Here is the shortest story I’ve heard: Grandma loves Ella. This story contains all of the necessary parts of a story: “a speaker, a listener, an action, a message and a heart on fire.” (9). In Tell Me a Story: The Life-shaping Power of Our Stories, Daniel Taylor tells us that “We live in stories the way fish live in water, breathing them in and out, buoyed up by them, taking from them our sustenance . . . We are born into stories . . . . stories make it possible for us to be human” (5-7).

Some suggest that the human brain attempts to process experience in narrative form. How else do we make sense of life? We integrate what might at first appear as separate events into a meaningful whole. There is width, depth, and height to our lives. When we make connections between things we discern the stuff of our story.

So what do we look for? According to Taylor “Anything that reveals or explores our humanity. What matters, among other things, is a human encounter with and response to pain, happiness, evil, boredom, love, hate, grace, violence, goodness, greed, God, laughter, spite, and on and on” (17). Human emotion leads us into stories.

Taylor also says “If you cannot convincingly articulate a plot for your life, you are living a broken story” (3). If I am living a broken story why would I want to tell it? We tell our stories because, broken stories can be healed. We tell our stories because we are never so whole as when we feel understood” and we tell our stories, broken as they are, to allow us to reshape and reinterpret our patterns of existence (Josselson 108).
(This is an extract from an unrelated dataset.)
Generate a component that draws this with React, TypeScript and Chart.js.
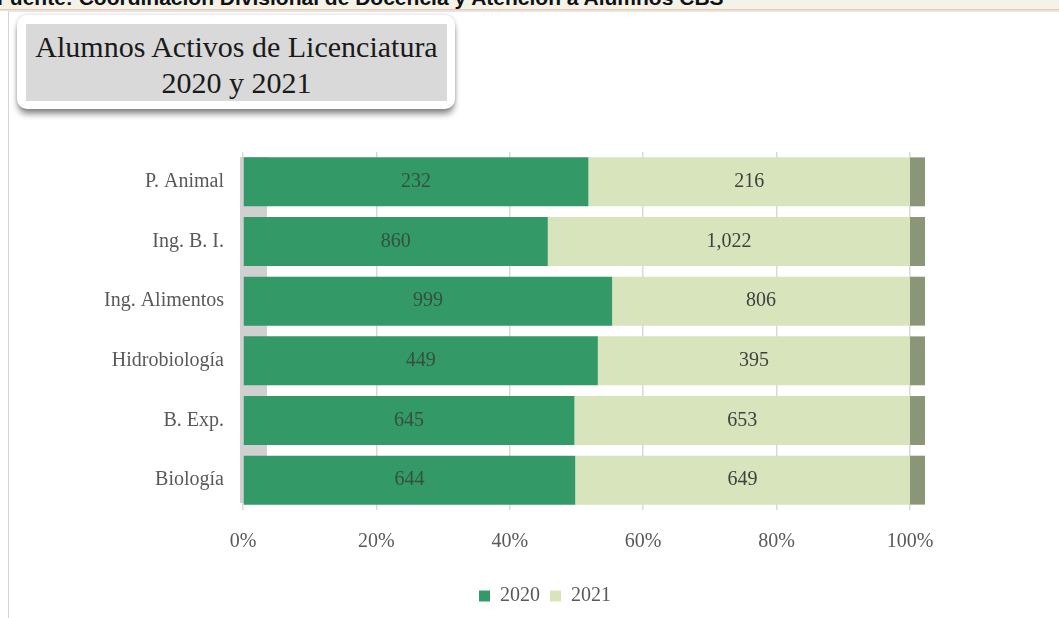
import React, { useEffect, useRef } from "react";
import { Chart, registerables } from "chart.js";

Chart.register(...registerables);

const categories = ["P. Animal", "Ing. B. I.", "Ing. Alimentos", "Hidrobiología", "B. Exp.", "Biología"];
const values2020 = [232, 860, 999, 449, 645, 644];
const values2021 = [216, 1022, 806, 395, 653, 649];
const seriesNames = ["2020", "2021"];
const xTicks = [0, 20, 40, 60, 80, 100];

const DARK = "#339966";
const LIGHT = "#d8e4bc";
const CAP = "#8a9677";
const SERIF = '"Liberation Serif", "DejaVu Serif", serif';

const pct = (a: number[], b: number[], i: number) => a.map((v, k) => (i === 0 ? v : b[k]) / (v + b[k]) * 100);

const decor = {
  id: "decor",
  afterLayout(chart: any) {
    const lg = chart.legend;
    if (lg) {
      lg.left += 90;
      lg.right += 90;
    }
  },
  beforeDatasetsDraw(chart: any) {
    const { ctx, chartArea } = chart;
    ctx.save();
    ctx.fillStyle = "#d0d0d0";
    ctx.fillRect(chartArea.left - 3, chartArea.top + 5, 27, chartArea.height - 12);
    ctx.restore();
  },
  afterDatasetsDraw(chart: any) {
    const { ctx } = chart;
    const raws = [values2020, values2021];
    ctx.save();
    const lastMeta = chart.getDatasetMeta(1);
    lastMeta.data.forEach((el: any) => {
      const p = el.getProps(["x", "y", "height"], true);
      ctx.fillStyle = CAP;
      ctx.fillRect(p.x, p.y - p.height / 2, 15, p.height);
    });
    ctx.font = `20px ${SERIF}`;
    ctx.textAlign = "center";
    ctx.textBaseline = "middle";
    [0, 1].forEach((di) => {
      const meta = chart.getDatasetMeta(di);
      meta.data.forEach((el: any, i: number) => {
        const p = el.getProps(["x", "y", "base"], true);
        ctx.fillStyle = di === 0 ? "#35503f" : "#404040";
        ctx.fillText(raws[di][i].toLocaleString("en-US"), (p.x + p.base) / 2, p.y);
      });
    });
    ctx.restore();
  },
};

function ChartCanvas() {
  const ref = useRef<HTMLCanvasElement>(null);
  useEffect(() => {
    if (!ref.current) return;
    const chart = new Chart(ref.current, {
      type: "bar",
      data: {
        labels: categories,
        datasets: [
          { label: seriesNames[0], data: pct(values2020, values2021, 0), backgroundColor: DARK, barPercentage: 0.82, categoryPercentage: 1 },
          { label: seriesNames[1], data: pct(values2020, values2021, 1), backgroundColor: LIGHT, barPercentage: 0.82, categoryPercentage: 1 },
        ],
      },
      options: {
        indexAxis: "y",
        responsive: false,
        animation: false,
        layout: { padding: { top: 152, right: 149, bottom: 2, left: 0 } },
        plugins: {
          tooltip: { enabled: false },
          legend: {
            position: "bottom",
            labels: {
              boxWidth: 11,
              boxHeight: 11,
              padding: 10,
              color: "#595959",
              font: { family: SERIF, size: 20 },
            },
          },
        },
        scales: {
          x: {
            stacked: true,
            min: 0,
            max: 100,
            afterBuildTicks: (s: any) => { s.ticks = xTicks.map((v) => ({ value: v })); },
            afterFit: (s: any) => { s.height = 66; },
            ticks: {
              callback: (v: any) => v + "%",
              color: "#595959",
              padding: 20,
              font: { family: SERIF, size: 20 },
            },
            grid: { color: "#d9d9d9", lineWidth: 1.5, drawTicks: false },
            border: { display: false },
          },
          y: {
            stacked: true,
            afterFit: (s: any) => { s.width = 243; },
            ticks: { color: "#595959", padding: 19, font: { family: SERIF, size: 20 } },
            grid: { display: false, drawTicks: false },
            border: { display: false },
          },
        },
      },
      plugins: [decor],
    } as any);
    return () => chart.destroy();
  }, []);
  return <canvas ref={ref} width={1059} height={618} style={{ position: "absolute", left: 0, top: 0 }} />;
}

export default function App() {
  return (
    <div style={{ position: "fixed", left: 0, top: 0, width: 1059, height: 618, background: "#fff", overflow: "hidden" }}>
      <div style={{ position: "absolute", left: 0, top: 0, width: 1059, height: 9, background: "#f3f3e9", borderBottom: "1px solid #f6c6a0" }} />
      <div style={{ position: "absolute", left: 0, top: 10, width: 1059, height: 1, background: "#e3e3e3" }} />
      <div
        style={{
          position: "absolute", left: -3, top: -13, whiteSpace: "nowrap", fontFamily: '"Liberation Sans", Arial, sans-serif',
          fontWeight: "bold", fontSize: 21, lineHeight: "21px", color: "#111",
        }}
      >
        Fuente: Coordinación Divisional de Docencia y Atención a Alumnos CBS
      </div>
      <div style={{ position: "absolute", left: 8, top: 11, width: 1059, height: 620, borderLeft: "1px solid #d4d4d4", borderTop: "1px solid #e6e6e6" }} />
      <ChartCanvas />
      <div
        style={{
          position: "absolute", left: 17, top: 15, width: 438, height: 94, borderRadius: 10, background: "#fff",
          boxShadow: "0 6px 6px -1px rgba(0,0,0,0.45), 0 0 4px rgba(0,0,0,0.18)",
        }}
      />
      <div
        style={{
          position: "absolute", left: 26, top: 24, width: 421, height: 77, background: "#d9d9d9", boxSizing: "border-box",
          paddingTop: 5, textAlign: "center", fontFamily: SERIF, fontSize: 30, lineHeight: "36px", color: "#1a1a1a",
        }}
      >
        Alumnos Activos de Licenciatura
        <br />
        2020 y 2021
      </div>
    </div>
  );
}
Seven years ago, I began to comprehend what my story is. As I know it and tell it, I find that I more easily connect with others. With accuracy and increasing gentleness, I am able to be understood and to create new patterns for my life.
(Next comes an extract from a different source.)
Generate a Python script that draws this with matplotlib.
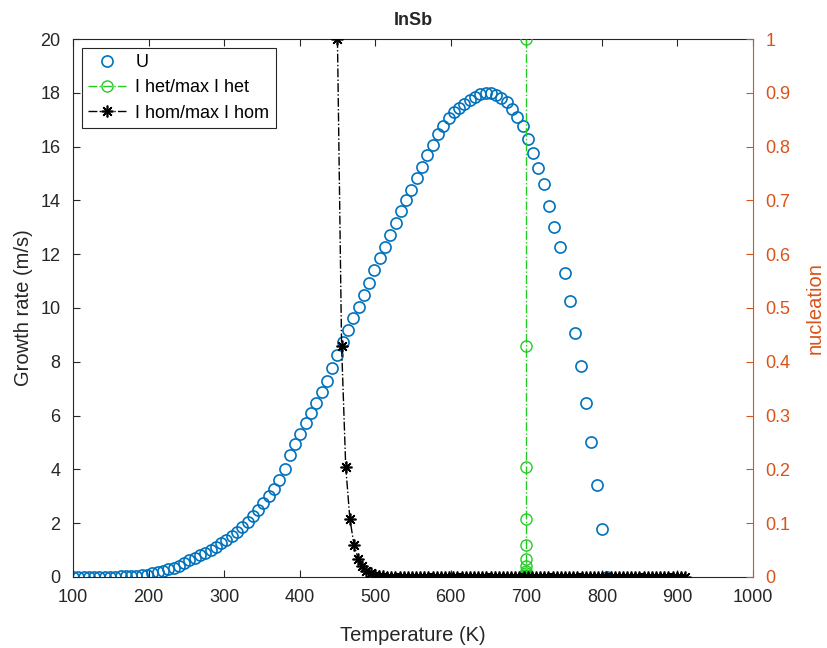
import numpy as np
import matplotlib
matplotlib.use("Agg")
import matplotlib.pyplot as plt
from matplotlib.ticker import FuncFormatter

plt.rcParams['font.family'] = ['Liberation Sans', 'DejaVu Sans']

# ---- data ----
T_growth = np.arange(100, 808, 7)  # 100, 107, ..., 807 K
U = [0.00, 0.00, 0.00, 0.00, 0.00, 0.00, 0.00, 0.01, 0.01, 0.02,
     0.03, 0.04, 0.05, 0.07, 0.09, 0.13, 0.18, 0.23, 0.28, 0.34,
     0.42, 0.52, 0.62, 0.72, 0.82, 0.91, 1.01, 1.12, 1.25, 1.38,
     1.53, 1.68, 1.85, 2.05, 2.27, 2.50, 2.74, 3.00, 3.28, 3.60,
     4.02, 4.53, 4.96, 5.33, 5.71, 6.08, 6.45, 6.88, 7.30, 7.78,
     8.26, 8.73, 9.20, 9.62, 10.03, 10.50, 10.93, 11.40, 11.85, 12.28,
     12.72, 13.15, 13.60, 14.00, 14.40, 14.82, 15.25, 15.70, 16.05, 16.45,
     16.78, 17.05, 17.28, 17.45, 17.60, 17.73, 17.85, 17.94, 17.99, 18.00,
     17.93, 17.80, 17.65, 17.40, 17.10, 16.75, 16.30, 15.78, 15.20, 14.60,
     13.80, 13.00, 12.25, 11.30, 10.25, 9.08, 7.83, 6.47, 5.00, 3.43,
     1.78, 0.00]

T_hom = np.linspace(450, 910, 85)
nuc_lead = [1.0, 0.429, 0.205, 0.108, 0.060, 0.034, 0.020, 0.012, 0.007,
            0.004, 0.002, 0.001]
I_hom = nuc_lead + [0.0] * (len(T_hom) - len(nuc_lead))
T_het_value = 700
I_het = list(I_hom)
T_het = [T_het_value] * len(I_het)

x_ticks = list(range(100, 1001, 100))
y_left_ticks = list(range(0, 21, 2))
y_right_ticks = [i / 10 for i in range(0, 11)]

# ---- styling ----
blue = '#0072BD'
orange = '#D95319'
green = '#22CC22'
dark = '#262626'

fig = plt.figure(figsize=(8.27, 6.48), dpi=100)
ax1 = fig.add_axes([0.0883, 0.1096, 0.8222, 0.8302])
ax2 = ax1.twinx()

l_u, = ax1.plot(T_growth, U, linestyle='none', marker='o', markersize=8,
                markerfacecolor='none', markeredgecolor=blue, markeredgewidth=1.2,
                label='U')
l_het, = ax2.plot(T_het, I_het, linestyle='-.', color=green, linewidth=1.0,
                  marker='o', markersize=8, markerfacecolor='none',
                  markeredgecolor=green, markeredgewidth=1.0,
                  label='I het/max I het')
l_hom, = ax2.plot(T_hom, I_hom, linestyle='-.', color='black', linewidth=1.0,
                  marker=(8, 2, 0), markersize=8.5, markeredgewidth=1.2,
                  markeredgecolor='black', label='I hom/max I hom')

ax1.set_xlim(100, 1000)
ax1.set_ylim(0, 20)
ax2.set_ylim(0, 1)
ax1.set_xticks(x_ticks)
ax1.set_yticks(y_left_ticks)
ax2.set_yticks(y_right_ticks)
ax2.yaxis.set_major_formatter(FuncFormatter(lambda v, p: ('%g' % round(v, 1))))

ax1.tick_params(axis='both', direction='in', length=5, width=0.8, labelsize=13,
                colors=dark, top=True)
ax1.tick_params(axis='x', pad=9)
ax1.tick_params(axis='y', right=False, pad=9)
ax2.tick_params(axis='y', direction='in', length=5, width=0.8, labelsize=13,
                colors=orange, pad=9)

for s in ['left', 'top', 'bottom']:
    ax1.spines[s].set_color(dark)
    ax1.spines[s].set_linewidth(0.8)
ax2.spines['right'].set_color(orange)
ax2.spines['right'].set_linewidth(0.8)
ax2.spines['left'].set_visible(False)
ax2.spines['top'].set_visible(False)
ax2.spines['bottom'].set_visible(False)
ax1.spines['right'].set_visible(False)

ax1.set_xlabel('Temperature (K)', fontsize=14.5, color=dark, labelpad=14)
ax1.set_ylabel('Growth rate (m/s)', fontsize=14.5, color=dark, labelpad=5)
ax2.set_ylabel('nucleation', fontsize=14.5, color=orange, labelpad=11)
ax1.set_title('InSb', fontsize=13, fontweight='bold', color=dark, pad=10)

leg = ax2.legend(handles=[l_u, l_het, l_hom], loc='upper left', fontsize=13,
                 frameon=True, fancybox=False, edgecolor=dark, framealpha=1,
                 borderaxespad=0.5, handlelength=2.1, handletextpad=0.5,
                 labelspacing=0.45, borderpad=0.35)
leg.get_frame().set_linewidth(0.8)

fig.savefig('out.png', dpi=100)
People have experiences across the spectrum of possibilities from good to neutral and all the way to bad. Learning to talk about neutral to good experiences can be challenging enough. But it can be difficult to find words for bad experiences, especially for children when their cognitive abilities to make sense of it have been overwhelmed. Taylor declares “Deprive children of their stories and you leave them unscripted, anxious stutterers in their actions and their words” (7). One of the responsibilities of adults is to assist children in telling their stories. Sometimes the child we assist is the one within.
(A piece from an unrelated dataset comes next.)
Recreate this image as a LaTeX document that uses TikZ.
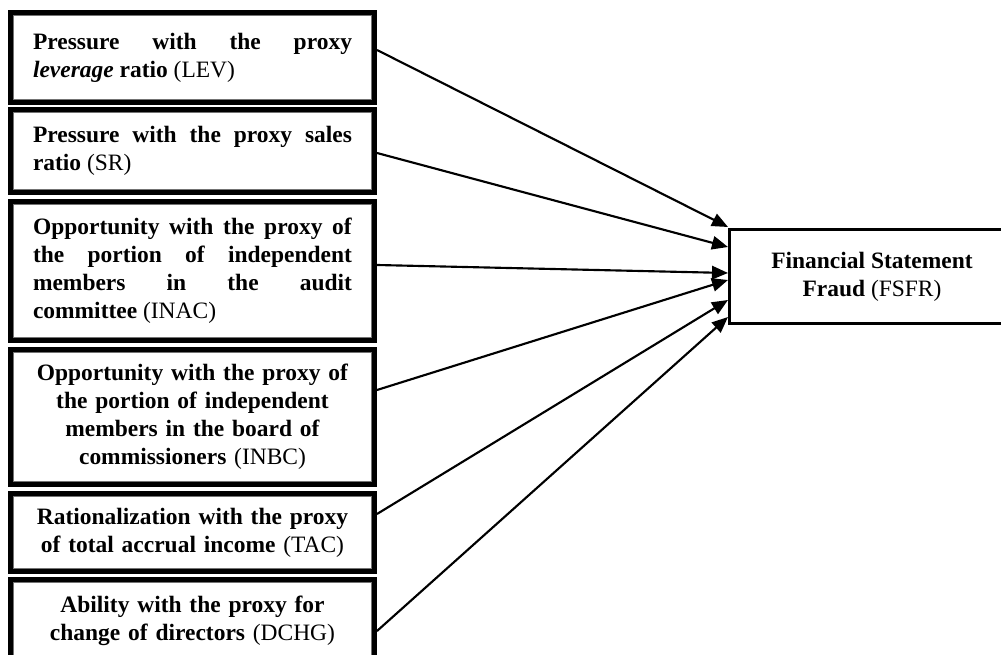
\documentclass[tikz,border=0pt]{standalone}
\usepackage{fontspec}
\setmainfont{Liberation Serif}
\usetikzlibrary{arrows.meta, calc}
\hbadness=10000

\begin{document}
\begin{tikzpicture}[x=0.75pt, y=-0.75pt,
  every node/.style={font=\fontsize{17.6}{21}\selectfont},
  factor/.style={draw, line width=3.75pt, minimum width=273pt,
                 text width=239.25pt, inner sep=0pt},
  just/.style={factor, align=justify},
  mid/.style={factor, align=center},
  frame/.style={draw=black!55, line width=0.6pt},
  fraud/.style={draw, line width=2.25pt, minimum width=213.75pt,
                minimum height=70.5pt, align=center},
  cause/.style={-{Triangle[length=12pt,width=10pt]}, line width=1.6pt},
]
\useasboundingbox (0,0) rectangle (1001,655);
\clip (0,0) rectangle (1001,655);

\node[just, minimum height=67.5pt]  (lev)  at (192.5,57.5)
  {\textbf{Pressure with the proxy}\linebreak \textbf{\textit{leverage} ratio} (LEV)};
\node[just, minimum height=62.25pt] (sr)   at (192.5,151)
  {\textbf{Pressure with the proxy sales}\linebreak \textbf{ratio} (SR)};
\node[just, minimum height=104.25pt] (inac) at (192.5,271)
  {\textbf{Opportunity with the proxy of}\linebreak \textbf{the portion of independent}\linebreak
   \textbf{members in the audit}\linebreak \textbf{committee} (INAC)};
\node[mid, minimum height=101.25pt] (inbc) at (192.5,417)
  {\textbf{Opportunity with the proxy of}\\ \textbf{the portion of independent}\\
   \textbf{members in the board of}\\ \textbf{commissioners} (INBC)};
\node[mid, minimum height=58.5pt]   (tac)  at (192.5,532.5)
  {\textbf{Rationalization with the proxy}\\ \textbf{of total accrual income} (TAC)};
\node[mid, minimum height=62.25pt]  (dchg) at (192.5,621)
  {\textbf{Ability with the proxy for}\\ \textbf{change of directors} (DCHG)};
\node[fraud] (fsfr) at (872,276.5)
  {\textbf{Financial Statement}\\ \textbf{Fraud} (FSFR)};

% thin inner line of the framed boxes
\foreach \n in {lev,sr,inac,inbc,tac,dchg}
  \draw[frame] ([shift={(4.4pt,-4.4pt)}]\n.north west) rectangle ([shift={(-4.4pt,4.4pt)}]\n.south east);

\draw[cause] ($(lev.east)+(0,-7.5)$)   -- ($(fsfr.west)+(0,-49.5)$);
\draw[cause] ($(sr.east)+(0,2)$)       -- ($(fsfr.west)+(0,-29.5)$);
\draw[cause] ($(inac.east)+(0,-6)$)    -- ($(fsfr.west)+(0,-3.5)$);
\draw[cause] ($(inbc.east)+(0,-27)$)   -- ($(fsfr.west)+(0,3.5)$);
\draw[cause] ($(tac.east)+(0,-18.5)$)  -- ($(fsfr.west)+(0,23.5)$);
\draw[cause] ($(dchg.east)+(0,10)$)    -- ($(fsfr.west)+(0,40.5)$);

\end{tikzpicture}
\end{document}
It all sounds like a lot of work, especially if we have not kept up with our stories as they have been unfolding. So, again, why bother? When we are willing to linger with painful experiences, we can learn to stop them from occurring again; we can change the course of the future. Reflective conversation is required to gain wisdom from our pain. “Stories do not require happy endings, but they must hold out the possibility for things being different than they are.” (20). The suffering from irrational behavior can come to an end.